Cindy is more patriotic than right-wing extremists are; she and other anti-war protesters want desperately to improve the lives of people in this undemocratic nation of ours. It is people like Heimer who are disgracing and dishonoring this country with their hatred and ignorance, which is the root of all suffering. Life provides us many opportunities to achieve insight, wisdom, and compassion. People who choose to be close-minded and malicious are impeding the achievement of social and economic justice. As the Holiness the Dalai Lama teaches us, "Our prime purpose in this life is to help others. And if you can't help them, at least don't hurt them."
Working and protesting,
I see in the movie listings that Oliver Twist will be advance-screening in Austin this week. I'd just like to remind moviegoers that it was directed by a child rapist. People should remember that when movie reviewers inevitably gush about Roman Polanski's greatness and skill and blah blah blah, they're heaping praise on a man who raped a 13-year-old girl and then fled the country to avoid prosecution. He's apparently still allowed to walk the streets solely because he's a famous Hollywood type. I expect this to be overlooked in most discussions of the film.
I have always enjoyed your point of view, Michael [Ventura], even when I thought you were totally off the mark. On this occasion I couldn't agree with you more ["Letters @ 3am," Sept. 16]. The America that we all know is, at a quick pace or a slow, coming to its inevitable end. This is not a claim of pending doom (depending on who you are it could be). It's a wake-up call we all need to answer. We did this to ourselves and so we will be the recipients of the rewards. There is only one result of burying our heads for so long not seeing the pack of wolves with designs on our posteriors. Get ready, everyone. When it happens it's going to hurt. Bad.

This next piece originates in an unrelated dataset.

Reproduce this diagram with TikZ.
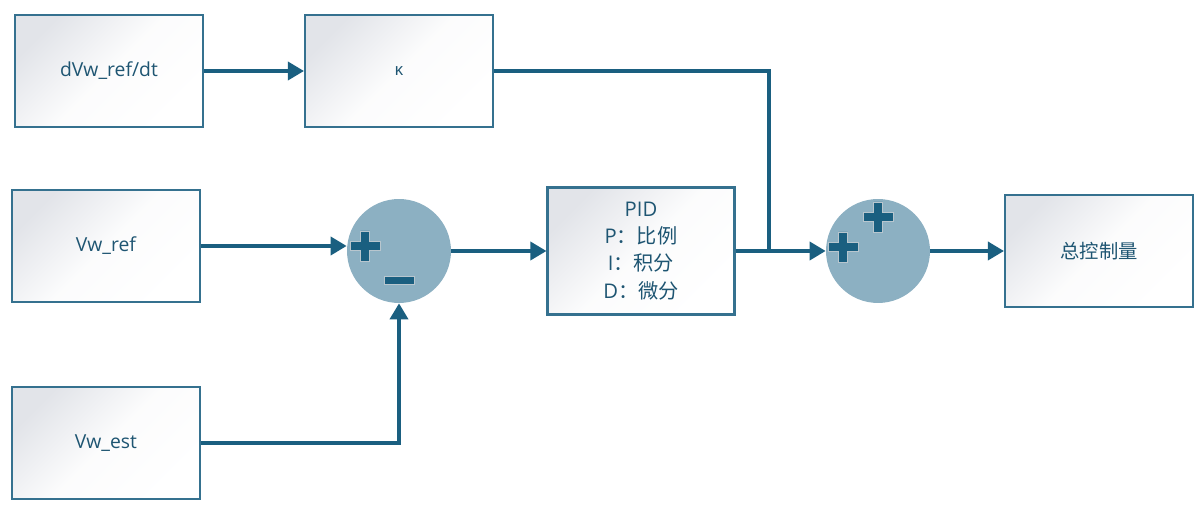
\documentclass[tikz,border=0pt]{standalone}
\usepackage{fontspec}
\setmainfont{Open Sans}
\newfontfamily\cjk{Noto Sans CJK SC}
\usetikzlibrary{arrows.meta}
\definecolor{flowblue}{HTML}{1A5F80}
\definecolor{boxedge}{HTML}{35718F}
\definecolor{boxgray}{HTML}{E2E4E9}
\definecolor{sumfill}{HTML}{8CB0C2}
\definecolor{txtblue}{HTML}{1E5572}
\definecolor{signedge}{HTML}{B8C6CE}

\begin{document}
\begin{tikzpicture}[x=0.02cm, y=-0.02cm, >={Triangle[length=3.2mm, width=3.6mm]},
  block/.style={draw=boxedge, line width=1.2pt, top color=boxgray, bottom color=white,
    middle color=white!88!boxgray, shading angle=45, text=txtblue,
    font=\fontsize{11}{15.5}\selectfont,
    minimum width=3.76cm, minimum height=2.24cm, inner sep=0pt},
  sumnode/.style={circle, fill=sumfill, minimum size=2.08cm, inner sep=0pt},
  flow/.style={flowblue, line width=2pt},
  sign/.style={fill=flowblue, draw=signedge, line width=0.4pt},
  plussign/.pic={\filldraw[sign] (-15,-4.5) -- (-4.5,-4.5) -- (-4.5,-15) -- (4.5,-15)
    -- (4.5,-4.5) -- (15,-4.5) -- (15,4.5) -- (4.5,4.5) -- (4.5,15) -- (-4.5,15)
    -- (-4.5,4.5) -- (-15,4.5) -- cycle;},
  minussign/.pic={\filldraw[sign] (-15,-4) rectangle (15,4);}]

\useasboundingbox (0,0) rectangle (1197,509);

% input blocks
\node[block] (rate)  at (109,71)  {dVw\_ref/dt};
\node[block, font=\fontsize{9.5}{11}\selectfont] (gain) at (399,71) {κ};
\node[block] (vwref) at (106,246) {Vw\_ref};
\node[block] (vwest) at (106,443) {Vw\_est};

% controller and output
\node[block, minimum width=3.74cm, minimum height=2.54cm, align=center,
  font=\fontsize{11.5}{15.5}\selectfont] (pid) at (641,251)
  {PID\\P{\cjk：比例}\\I{\cjk：积分}\\D{\cjk：微分}};
\node[block] (total) at (1099,251) {\cjk 总控制量};

% summing junctions
\node[sumnode] (sum1) at (399,251) {};
\node[sumnode] (sum2) at (878,251) {};
\pic at (365,246) {plussign};
\pic at (399,280) {minussign};
\pic at (843,247) {plussign};
\pic at (878,217) {plussign};

\coordinate (merge) at (769,251);

% connections
\draw[flow, ->] (rate) -- (gain);
\draw[flow] (gain.east) -| (merge);
\draw[flow, ->] (vwref.east) -- (vwref.east -| sum1.west);
\draw[flow, ->] (vwest.east) -| (sum1.south);
\draw[flow, ->] (sum1) -- (pid);
\draw[flow, ->] (pid) -- (sum2);
\draw[flow, ->] (sum2) -- (total);

\end{tikzpicture}
\end{document}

I agree with most of your assault on the know-nothing culture of the Bush administration ["Page Two," Sept. 16]. But I was concerned to see the perpetuation of a myth about Social Security and the stock market. Social Security is no longer particularly liberal. First, it now benefits the rich at the expense of the poor. The oldest Americans (who receive benefits) are now the wealthiest; the youngest (who pay) are now the poorest. It is also a regressive tax, costing the poor a much greater percentage of income than the rich. Furthermore it is a tax on the next generation, which has no representation, will not be able to afford the cost, and will not receive full benefits themselves.
Due to the graying of America, the number of Social Security beneficiaries is outpacing the number of contributing workers. This is causing the return on investment to fall. It will become negative if no reforms are made. Young people would be better off putting their money under the bed than putting it into Social Security! Stocks, bonds, CDs, even savings accounts are all becoming much better and safer investments than Social Security. I oppose Bush's private accounts plan because it costs too much and ultimately does not give citizens control over their own assets. A much better approach is what they use in Australia mandatory savings for retirement, based on a percentage of income. There, citizens keep their own retirement money and have a choice of investments. That way, the poor are not subsidizing the rich (as in Social Security) they are investing themselves! A much better arrangement. By the way, Australia has no long-term pension-system debt problem! See the wonderfully nonpartisan book Running on Empty by Peter G. Peterson for a full account.